Another aspect of this card for me right now is the understanding that I am engage in helping my hubby stave off the inevitable. We both know that his mother and brother are reaching a point where we will no longer be able to care for them at home. The idea of being forced to institutionalize them is breaking his heart and his spirit. He is worn down from caring for them but can’t give up that struggle. His desire is to allow his mother to stay at home for as long as she’s got left. Separating her and his brother is probably not in either’s best interests but I don’t know if there is any alternative. I doubt there is a place that could accommodate both of them.
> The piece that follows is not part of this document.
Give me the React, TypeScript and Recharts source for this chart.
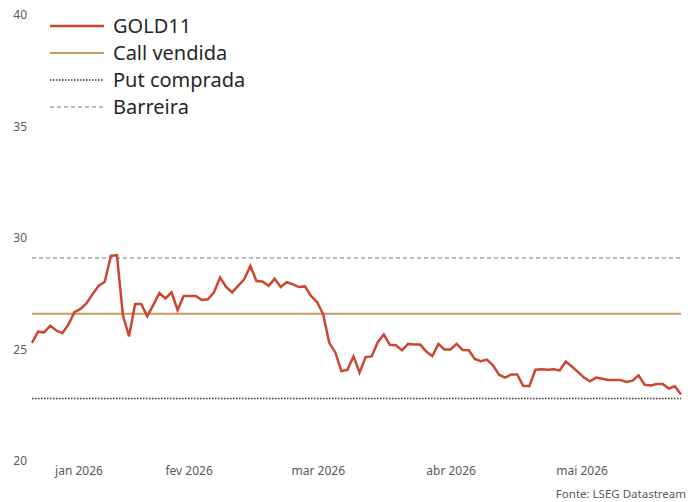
import { LineChart, Line, XAxis, YAxis, ReferenceLine } from "recharts";

// ── Data ──────────────────────────────────────────────────────────────────────

// GOLD11 daily closes (one value per trading day)
const gold11 = [
  25.30, 25.80, 25.77, 26.07, 25.85, 25.73, 26.12, 26.67, 26.82, 27.08,
  27.49, 27.86, 28.04, 29.20, 29.23, 26.52, 25.59, 27.04, 27.04, 26.49,
  27.00, 27.53, 27.29, 27.56, 26.77, 27.40, 27.40, 27.40, 27.22, 27.25,
  27.56, 28.23, 27.81, 27.56, 27.86, 28.16, 28.75, 28.07, 28.05, 27.86,
  28.17, 27.80, 28.02, 27.92, 27.80, 27.83, 27.40, 27.13, 26.59, 25.30,
  24.88, 24.03, 24.09, 24.69, 23.97, 24.66, 24.69, 25.33, 25.67, 25.21,
  25.19, 24.96, 25.25, 25.22, 25.22, 24.91, 24.70, 25.25, 25.00, 25.00,
  25.25, 24.98, 24.97, 24.58, 24.48, 24.55, 24.29, 23.87, 23.74, 23.88,
  23.88, 23.36, 23.36, 24.09, 24.11, 24.09, 24.11, 24.06, 24.46, 24.24,
  24.00, 23.74, 23.57, 23.74, 23.69, 23.63, 23.63, 23.63, 23.54, 23.60,
  23.84, 23.42, 23.39, 23.45, 23.45, 23.25, 23.35, 22.98,
];

// Option levels (horizontal lines)
const callVendida = 26.6;
const putComprada = 22.8;
const barreira = 29.1;

// Month labels sit at the middle of each month's visible span (trading-day index)
const monthTicks = [7.75, 25.9, 47.2, 69.1, 90.7];
const monthLabels = ["jan 2026", "fev 2026", "mar 2026", "abr 2026", "mai 2026"];

const yTicks = [20, 25, 30, 35, 40];

// ── Styles ────────────────────────────────────────────────────────────────────

const FONT = "'Noto Sans', 'Open Sans', sans-serif";
const GOLD_COLOR = "#cc4630";
const CALL_COLOR = "#c49a5f";
const PUT_COLOR = "#333333";
const BARRIER_COLOR = "#a6a6a6";
const TICK_COLOR = "#595959";

const legendItems = [
  { name: "GOLD11", color: GOLD_COLOR, width: 2.5, dash: undefined },
  { name: "Call vendida", color: CALL_COLOR, width: 2, dash: undefined },
  { name: "Put comprada", color: PUT_COLOR, width: 1.5, dash: "1.5 1.5" },
  { name: "Barreira", color: BARRIER_COLOR, width: 1.5, dash: "4 3" },
];

const data = gold11.map((v, i) => ({ i, gold: v }));

export default function App() {
  return (
    <div
      style={{
        position: "absolute",
        left: 0,
        top: 0,
        width: 688,
        height: 502,
        background: "#fff",
        overflow: "hidden",
        fontFamily: FONT,
      }}
    >
      <LineChart
        width={688}
        height={502}
        data={data}
        margin={{ top: 15, right: 7, left: 0, bottom: 11 }}
      >
        <XAxis
          dataKey="i"
          type="number"
          domain={[0, gold11.length - 1]}
          ticks={monthTicks}
          tickFormatter={(v: number) => monthLabels[monthTicks.indexOf(v)] ?? ""}
          axisLine={false}
          tickLine={false}
          tickSize={0}
          tickMargin={5}
          interval={0}
          height={30}
          tick={{ fontSize: 12, fill: TICK_COLOR, fontFamily: FONT }}
        />
        <YAxis
          domain={[20, 40]}
          ticks={yTicks}
          axisLine={false}
          tickLine={false}
          tickSize={0}
          tickMargin={5}
          width={32}
          tick={{ fontSize: 12, fill: TICK_COLOR, fontFamily: FONT }}
        />
        <ReferenceLine y={barreira} stroke={BARRIER_COLOR} strokeWidth={1.5} strokeDasharray="4 3" />
        <ReferenceLine y={callVendida} stroke={CALL_COLOR} strokeWidth={2} />
        <ReferenceLine y={putComprada} stroke={PUT_COLOR} strokeWidth={1.5} strokeDasharray="1.5 1.5" />
        <Line
          type="linear"
          dataKey="gold"
          stroke={GOLD_COLOR}
          strokeWidth={2.5}
          dot={false}
          isAnimationActive={false}
        />
      </LineChart>

      {/* Legend */}
      <div style={{ position: "absolute", left: 50, top: 12 }}>
        {legendItems.map((item) => (
          <div
            key={item.name}
            style={{ display: "flex", alignItems: "center", height: 27 }}
          >
            <svg width={54} height={10} style={{ marginRight: 9 }}>
              <line
                x1={0}
                x2={54}
                y1={5}
                y2={5}
                stroke={item.color}
                strokeWidth={item.width}
                strokeDasharray={item.dash}
              />
            </svg>
            <span style={{ fontSize: 20, color: "#262626", lineHeight: "27px" }}>
              {item.name}
            </span>
          </div>
        ))}
      </div>

      <div
        style={{
          position: "absolute",
          right: 2,
          top: 486,
          fontSize: 11.5,
          color: TICK_COLOR,
          whiteSpace: "nowrap",
        }}
      >
        Fonte: LSEG Datastream
      </div>
    </div>
  );
}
Many years ago I remember reading a comic book in which a caped figure with a top hat (I can’t remember the character anymore), showed somewhat the memories his mother was using to fight off death a little longer. The mother was on life support and the son had to make the decision to pull the plug. I remember as a child thinking that wasn’t fair because there was no way to know what the mother was thinking and that she was going to die eventually anyway. I also thought it was a dose of guilt that the grieving son did not need. I detest guilt trips, even when they’re in comic book form. I still feel that way. This card reminds me of that story. If this were my decision I don’t know if this would be my choice. But it is my hubby’s mother and I respect and honor his decision. It’s heart wrenching. And as long as I can help him fight off that eventual day, I’ll do my best.
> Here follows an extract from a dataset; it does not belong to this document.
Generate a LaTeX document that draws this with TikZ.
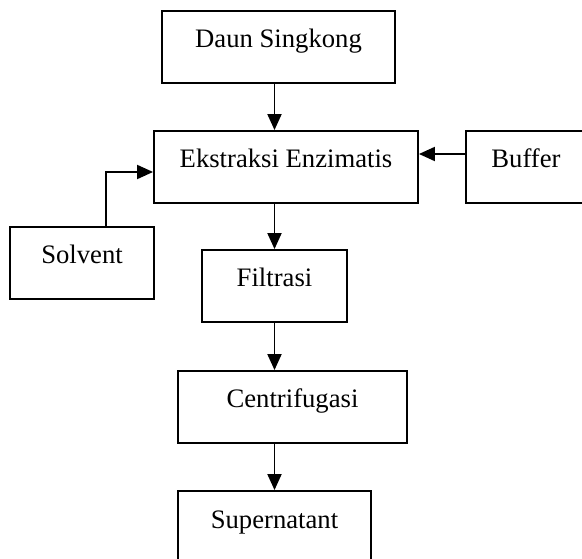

Several years back during a Rachel Pollack workshop, I drew this card in response to the question “What is my relationship style” and it was so true I had to laugh out loud. Anyone who was ever interested in a romantic relationship with me had quite a fight on their hands. I wasn’t letting them get passed my defenses without being sure they were worthy. I also know myself well enough to know that if I think I’ve got the bull on someone or can dominate them, I will. I have often described my family as a pack of wolves looking for the soft underbelly to rend. We’re not really that bad (although we have our moments), but we definitely can be rough to deal with. For a variety of reasons, we learned not to show weakness or softness. Those could prove very, very dangerous. So we became fighters. The problem is that even when it’s safe to lay down our arms, we are very slow to do so. That doesn’t make us very easy to deal with on an emotional level.
As for “clearance” – that can mean so many things. Right now one of the things I’ve been working on is clearing out those inner demons that taunt and haunt me for a variety of reasons. I recently finished James Wells’ marvelous Tarot for Manifestation and I’ve been inspired to start being more active in pursuing my desires. Instead of staking a claim and defending it even passed it’s expiration date, I need to start being more daring and explore new territory. I had an epiphany on Saturday while doing Tarot readings at a fair – I’m a good reader. My reading style might not be to everyone’s taste but that is just the nature of the world. Not everyone likes chocolate (although that is genuinely beyond my comprehension) and not everyone will like how I interpret Tarot cards and convey the message to them. That doesn’t make me bad or wrong, simply different. That was a liberating feeling to have. And I need to do more liberating. I need to liberate myself from all these feelings of defensiveness. That’s what needs to be cleared away. I’m feeling pretty energized and inspired right now.